* **YOUR GOAL**
Return the listing below verbatim. Pictures do not belong in the copy.

>> begin

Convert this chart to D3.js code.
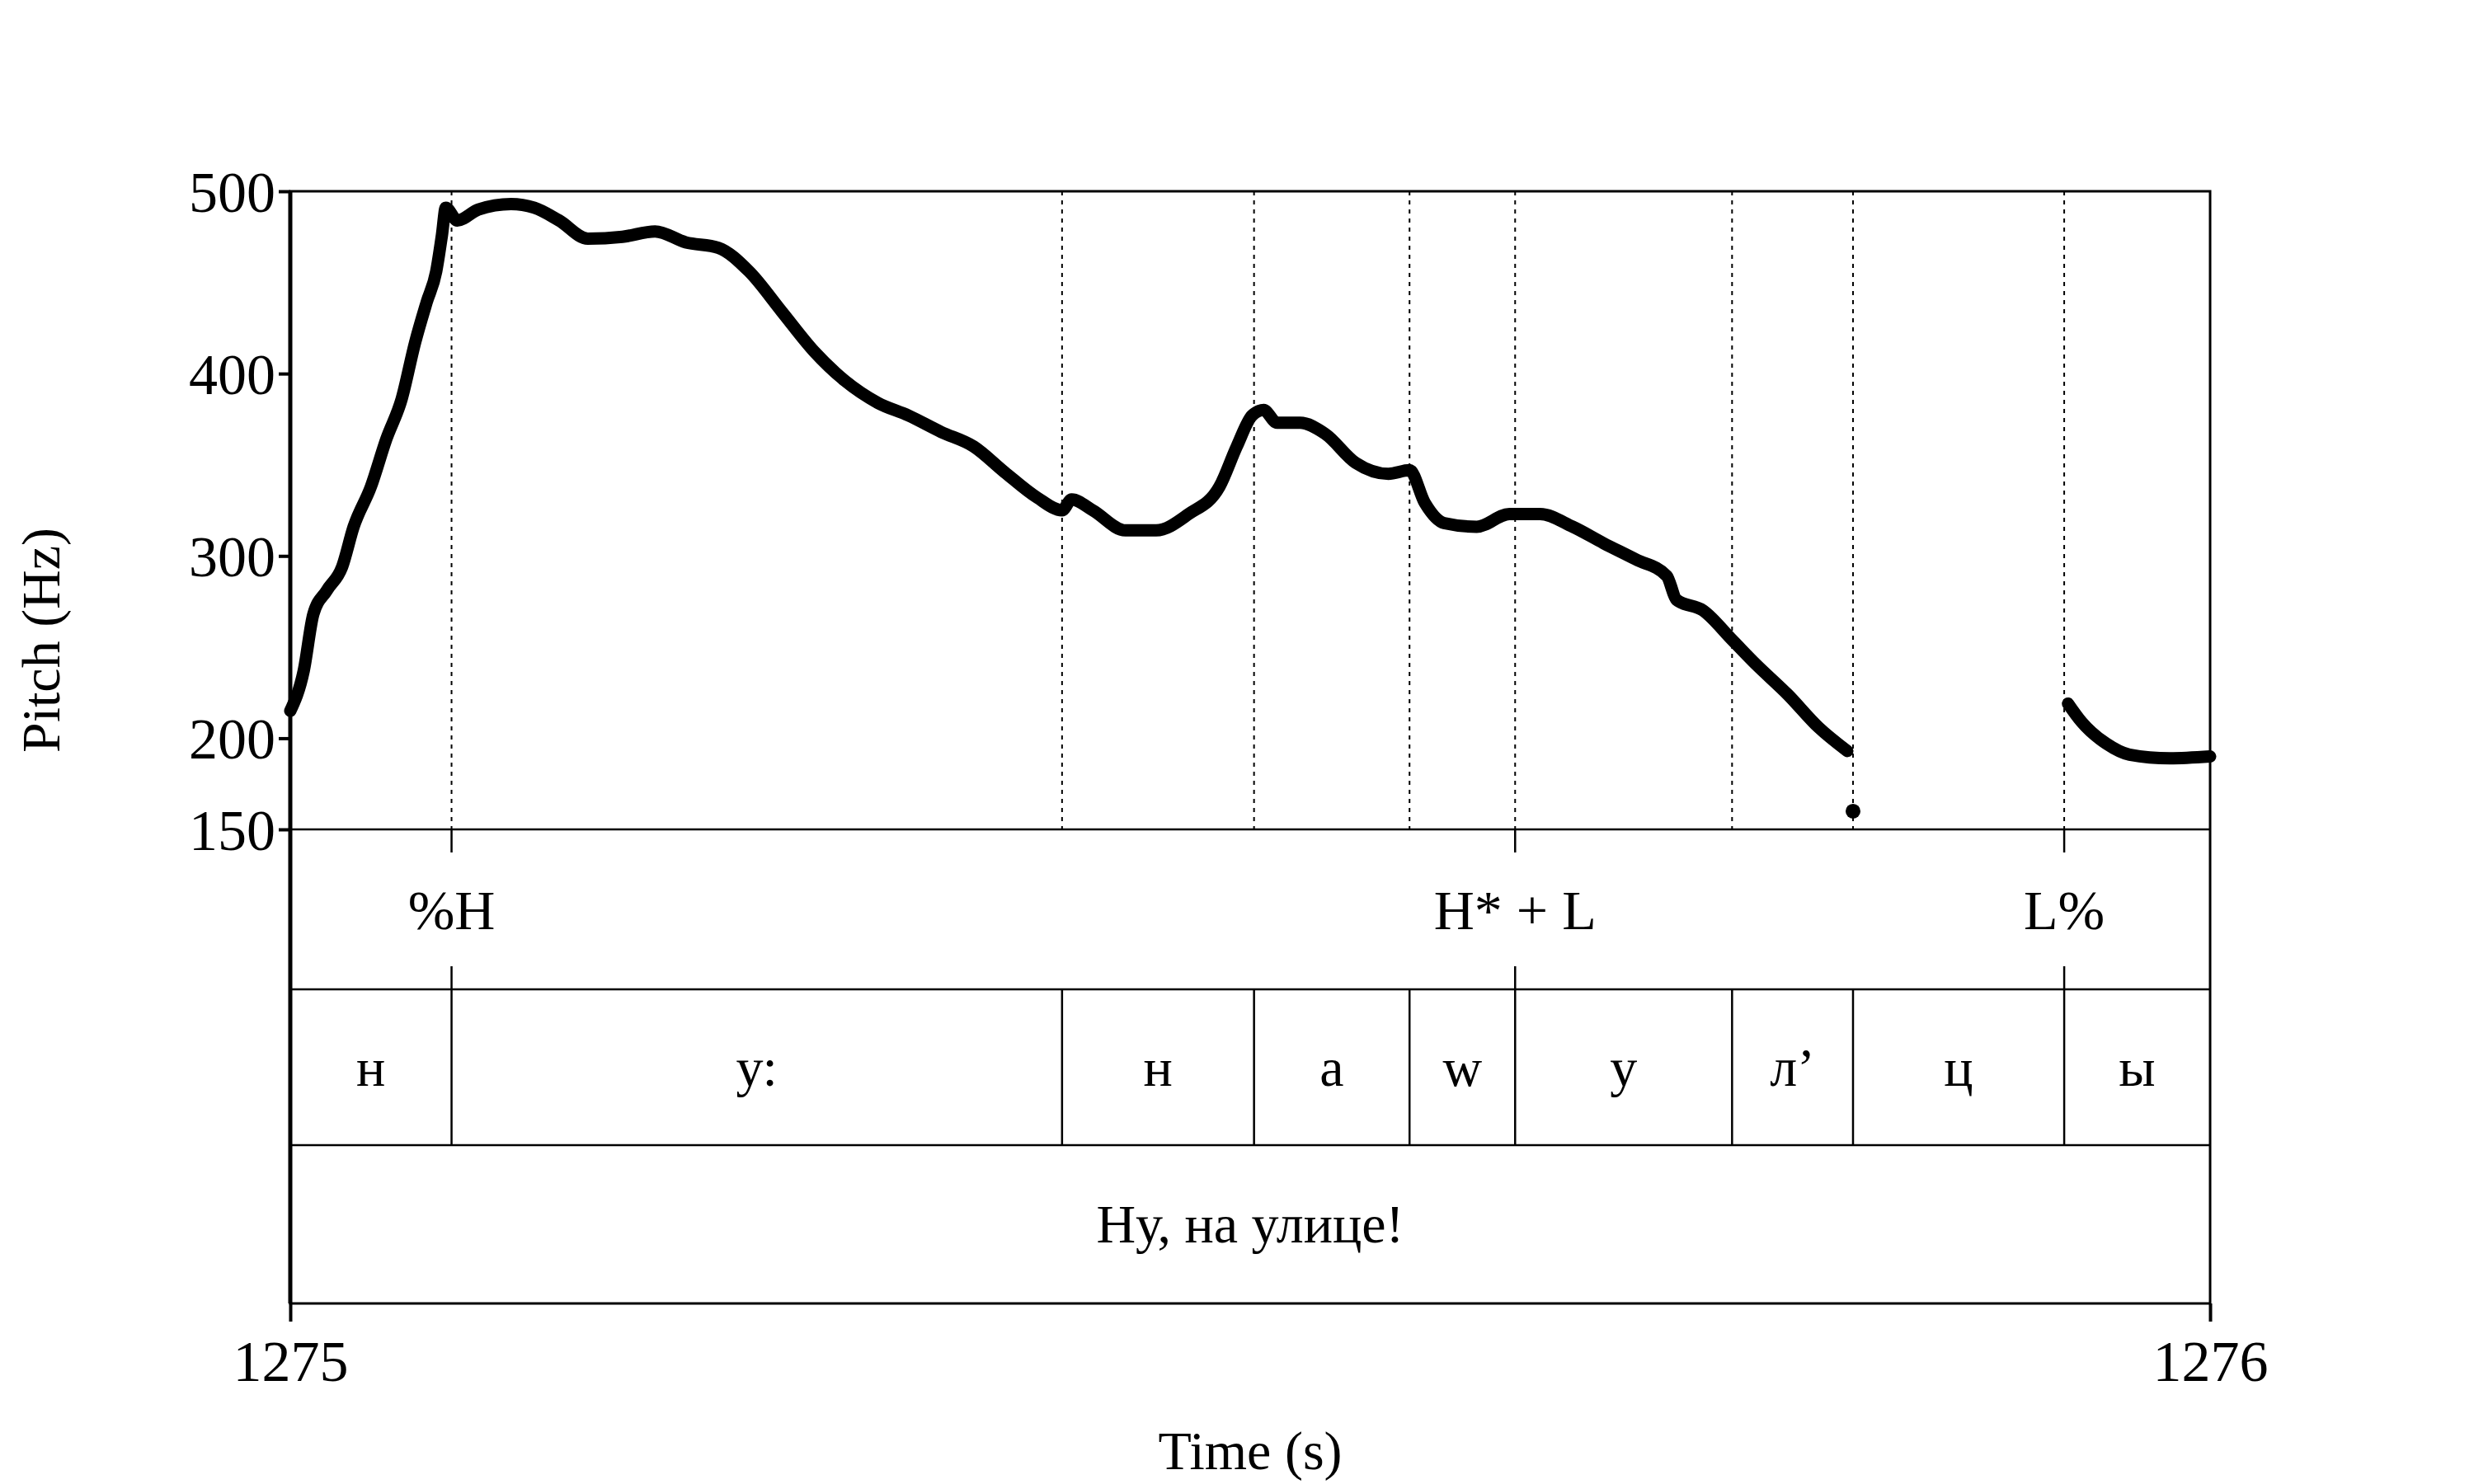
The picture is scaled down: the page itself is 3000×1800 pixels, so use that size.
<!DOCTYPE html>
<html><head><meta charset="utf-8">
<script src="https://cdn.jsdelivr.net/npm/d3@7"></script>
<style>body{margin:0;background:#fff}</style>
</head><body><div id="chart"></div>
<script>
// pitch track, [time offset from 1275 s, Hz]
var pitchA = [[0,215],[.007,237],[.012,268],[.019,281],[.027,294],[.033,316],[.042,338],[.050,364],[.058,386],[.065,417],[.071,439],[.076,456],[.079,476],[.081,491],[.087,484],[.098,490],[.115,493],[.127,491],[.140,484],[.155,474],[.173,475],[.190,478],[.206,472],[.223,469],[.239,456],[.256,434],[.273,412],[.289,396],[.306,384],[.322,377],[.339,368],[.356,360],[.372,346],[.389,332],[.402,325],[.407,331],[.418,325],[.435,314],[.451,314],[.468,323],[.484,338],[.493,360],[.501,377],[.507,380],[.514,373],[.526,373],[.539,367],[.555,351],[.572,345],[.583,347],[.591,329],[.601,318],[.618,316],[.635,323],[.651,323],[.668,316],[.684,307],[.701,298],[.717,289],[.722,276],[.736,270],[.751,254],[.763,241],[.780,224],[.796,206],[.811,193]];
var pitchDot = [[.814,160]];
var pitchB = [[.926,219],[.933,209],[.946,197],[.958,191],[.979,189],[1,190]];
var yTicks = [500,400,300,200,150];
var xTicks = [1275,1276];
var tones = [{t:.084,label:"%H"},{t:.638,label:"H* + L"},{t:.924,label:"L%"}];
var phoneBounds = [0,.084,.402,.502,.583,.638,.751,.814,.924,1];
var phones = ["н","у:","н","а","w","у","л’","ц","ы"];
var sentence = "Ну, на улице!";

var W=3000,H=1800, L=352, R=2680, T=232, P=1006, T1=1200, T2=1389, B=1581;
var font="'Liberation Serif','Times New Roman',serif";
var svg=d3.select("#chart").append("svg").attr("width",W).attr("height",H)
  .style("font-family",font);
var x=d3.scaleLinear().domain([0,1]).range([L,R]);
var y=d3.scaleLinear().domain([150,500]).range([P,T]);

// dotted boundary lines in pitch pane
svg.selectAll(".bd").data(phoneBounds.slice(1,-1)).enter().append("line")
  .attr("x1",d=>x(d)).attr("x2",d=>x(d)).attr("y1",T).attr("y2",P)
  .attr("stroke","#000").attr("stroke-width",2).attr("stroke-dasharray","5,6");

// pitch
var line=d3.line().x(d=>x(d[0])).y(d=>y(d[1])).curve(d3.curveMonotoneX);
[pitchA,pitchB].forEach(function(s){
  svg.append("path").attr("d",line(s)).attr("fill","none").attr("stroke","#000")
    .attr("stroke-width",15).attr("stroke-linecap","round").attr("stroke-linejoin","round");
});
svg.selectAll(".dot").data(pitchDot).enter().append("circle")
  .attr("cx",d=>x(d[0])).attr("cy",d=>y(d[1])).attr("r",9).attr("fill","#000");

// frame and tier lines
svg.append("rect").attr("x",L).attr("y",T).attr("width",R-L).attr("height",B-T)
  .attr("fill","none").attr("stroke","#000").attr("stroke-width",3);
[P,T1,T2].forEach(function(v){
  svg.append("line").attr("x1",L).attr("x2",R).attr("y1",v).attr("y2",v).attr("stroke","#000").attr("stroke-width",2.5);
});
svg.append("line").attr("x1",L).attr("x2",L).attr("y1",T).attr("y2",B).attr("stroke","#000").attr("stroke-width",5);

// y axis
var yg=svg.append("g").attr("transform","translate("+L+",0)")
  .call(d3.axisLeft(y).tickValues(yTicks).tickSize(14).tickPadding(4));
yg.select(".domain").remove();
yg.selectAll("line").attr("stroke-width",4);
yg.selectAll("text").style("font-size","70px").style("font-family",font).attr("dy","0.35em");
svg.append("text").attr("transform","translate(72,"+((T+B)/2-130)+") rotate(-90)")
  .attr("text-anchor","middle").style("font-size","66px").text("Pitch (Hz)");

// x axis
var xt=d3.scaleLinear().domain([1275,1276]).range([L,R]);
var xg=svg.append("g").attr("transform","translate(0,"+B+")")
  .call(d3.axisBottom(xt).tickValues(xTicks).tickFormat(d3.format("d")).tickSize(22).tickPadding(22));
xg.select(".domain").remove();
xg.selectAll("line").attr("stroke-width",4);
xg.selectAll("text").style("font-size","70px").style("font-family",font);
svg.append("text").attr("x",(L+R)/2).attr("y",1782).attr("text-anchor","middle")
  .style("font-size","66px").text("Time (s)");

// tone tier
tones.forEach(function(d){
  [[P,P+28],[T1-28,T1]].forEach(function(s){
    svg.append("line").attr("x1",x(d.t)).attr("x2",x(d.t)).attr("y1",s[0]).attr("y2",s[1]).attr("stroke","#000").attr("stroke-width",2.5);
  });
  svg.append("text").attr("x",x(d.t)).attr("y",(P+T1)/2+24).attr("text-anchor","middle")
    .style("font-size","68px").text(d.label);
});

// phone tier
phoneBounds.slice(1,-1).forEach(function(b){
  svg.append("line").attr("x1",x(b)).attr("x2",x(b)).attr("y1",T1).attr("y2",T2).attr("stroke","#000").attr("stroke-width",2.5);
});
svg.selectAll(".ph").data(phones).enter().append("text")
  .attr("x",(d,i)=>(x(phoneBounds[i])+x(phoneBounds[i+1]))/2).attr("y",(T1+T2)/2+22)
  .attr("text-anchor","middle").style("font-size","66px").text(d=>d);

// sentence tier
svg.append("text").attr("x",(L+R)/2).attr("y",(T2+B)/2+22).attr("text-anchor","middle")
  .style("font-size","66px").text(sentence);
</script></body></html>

>> end

* **ANSWER TO THE PROBLEM**
Convert this chart to D3.js code.
The picture is scaled down: the page itself is 3000×1800 pixels, so use that size.
<!DOCTYPE html>
<html><head><meta charset="utf-8">
<script src="https://cdn.jsdelivr.net/npm/d3@7"></script>
<style>body{margin:0;background:#fff}</style>
</head><body><div id="chart"></div>
<script>
// pitch track, [time offset from 1275 s, Hz]
var pitchA = [[0,215],[.007,237],[.012,268],[.019,281],[.027,294],[.033,316],[.042,338],[.050,364],[.058,386],[.065,417],[.071,439],[.076,456],[.079,476],[.081,491],[.087,484],[.098,490],[.115,493],[.127,491],[.140,484],[.155,474],[.173,475],[.190,478],[.206,472],[.223,469],[.239,456],[.256,434],[.273,412],[.289,396],[.306,384],[.322,377],[.339,368],[.356,360],[.372,346],[.389,332],[.402,325],[.407,331],[.418,325],[.435,314],[.451,314],[.468,323],[.484,338],[.493,360],[.501,377],[.507,380],[.514,373],[.526,373],[.539,367],[.555,351],[.572,345],[.583,347],[.591,329],[.601,318],[.618,316],[.635,323],[.651,323],[.668,316],[.684,307],[.701,298],[.717,289],[.722,276],[.736,270],[.751,254],[.763,241],[.780,224],[.796,206],[.811,193]];
var pitchDot = [[.814,160]];
var pitchB = [[.926,219],[.933,209],[.946,197],[.958,191],[.979,189],[1,190]];
var yTicks = [500,400,300,200,150];
var xTicks = [1275,1276];
var tones = [{t:.084,label:"%H"},{t:.638,label:"H* + L"},{t:.924,label:"L%"}];
var phoneBounds = [0,.084,.402,.502,.583,.638,.751,.814,.924,1];
var phones = ["н","у:","н","а","w","у","л’","ц","ы"];
var sentence = "Ну, на улице!";

var W=3000,H=1800, L=352, R=2680, T=232, P=1006, T1=1200, T2=1389, B=1581;
var font="'Liberation Serif','Times New Roman',serif";
var svg=d3.select("#chart").append("svg").attr("width",W).attr("height",H)
  .style("font-family",font);
var x=d3.scaleLinear().domain([0,1]).range([L,R]);
var y=d3.scaleLinear().domain([150,500]).range([P,T]);

// dotted boundary lines in pitch pane
svg.selectAll(".bd").data(phoneBounds.slice(1,-1)).enter().append("line")
  .attr("x1",d=>x(d)).attr("x2",d=>x(d)).attr("y1",T).attr("y2",P)
  .attr("stroke","#000").attr("stroke-width",2).attr("stroke-dasharray","5,6");

// pitch
var line=d3.line().x(d=>x(d[0])).y(d=>y(d[1])).curve(d3.curveMonotoneX);
[pitchA,pitchB].forEach(function(s){
  svg.append("path").attr("d",line(s)).attr("fill","none").attr("stroke","#000")
    .attr("stroke-width",15).attr("stroke-linecap","round").attr("stroke-linejoin","round");
});
svg.selectAll(".dot").data(pitchDot).enter().append("circle")
  .attr("cx",d=>x(d[0])).attr("cy",d=>y(d[1])).attr("r",9).attr("fill","#000");

// frame and tier lines
svg.append("rect").attr("x",L).attr("y",T).attr("width",R-L).attr("height",B-T)
  .attr("fill","none").attr("stroke","#000").attr("stroke-width",3);
[P,T1,T2].forEach(function(v){
  svg.append("line").attr("x1",L).attr("x2",R).attr("y1",v).attr("y2",v).attr("stroke","#000").attr("stroke-width",2.5);
});
svg.append("line").attr("x1",L).attr("x2",L).attr("y1",T).attr("y2",B).attr("stroke","#000").attr("stroke-width",5);

// y axis
var yg=svg.append("g").attr("transform","translate("+L+",0)")
  .call(d3.axisLeft(y).tickValues(yTicks).tickSize(14).tickPadding(4));
yg.select(".domain").remove();
yg.selectAll("line").attr("stroke-width",4);
yg.selectAll("text").style("font-size","70px").style("font-family",font).attr("dy","0.35em");
svg.append("text").attr("transform","translate(72,"+((T+B)/2-130)+") rotate(-90)")
  .attr("text-anchor","middle").style("font-size","66px").text("Pitch (Hz)");

// x axis
var xt=d3.scaleLinear().domain([1275,1276]).range([L,R]);
var xg=svg.append("g").attr("transform","translate(0,"+B+")")
  .call(d3.axisBottom(xt).tickValues(xTicks).tickFormat(d3.format("d")).tickSize(22).tickPadding(22));
xg.select(".domain").remove();
xg.selectAll("line").attr("stroke-width",4);
xg.selectAll("text").style("font-size","70px").style("font-family",font);
svg.append("text").attr("x",(L+R)/2).attr("y",1782).attr("text-anchor","middle")
  .style("font-size","66px").text("Time (s)");

// tone tier
tones.forEach(function(d){
  [[P,P+28],[T1-28,T1]].forEach(function(s){
    svg.append("line").attr("x1",x(d.t)).attr("x2",x(d.t)).attr("y1",s[0]).attr("y2",s[1]).attr("stroke","#000").attr("stroke-width",2.5);
  });
  svg.append("text").attr("x",x(d.t)).attr("y",(P+T1)/2+24).attr("text-anchor","middle")
    .style("font-size","68px").text(d.label);
});

// phone tier
phoneBounds.slice(1,-1).forEach(function(b){
  svg.append("line").attr("x1",x(b)).attr("x2",x(b)).attr("y1",T1).attr("y2",T2).attr("stroke","#000").attr("stroke-width",2.5);
});
svg.selectAll(".ph").data(phones).enter().append("text")
  .attr("x",(d,i)=>(x(phoneBounds[i])+x(phoneBounds[i+1]))/2).attr("y",(T1+T2)/2+22)
  .attr("text-anchor","middle").style("font-size","66px").text(d=>d);

// sentence tier
svg.append("text").attr("x",(L+R)/2).attr("y",(T2+B)/2+22).attr("text-anchor","middle")
  .style("font-size","66px").text(sentence);
</script></body></html>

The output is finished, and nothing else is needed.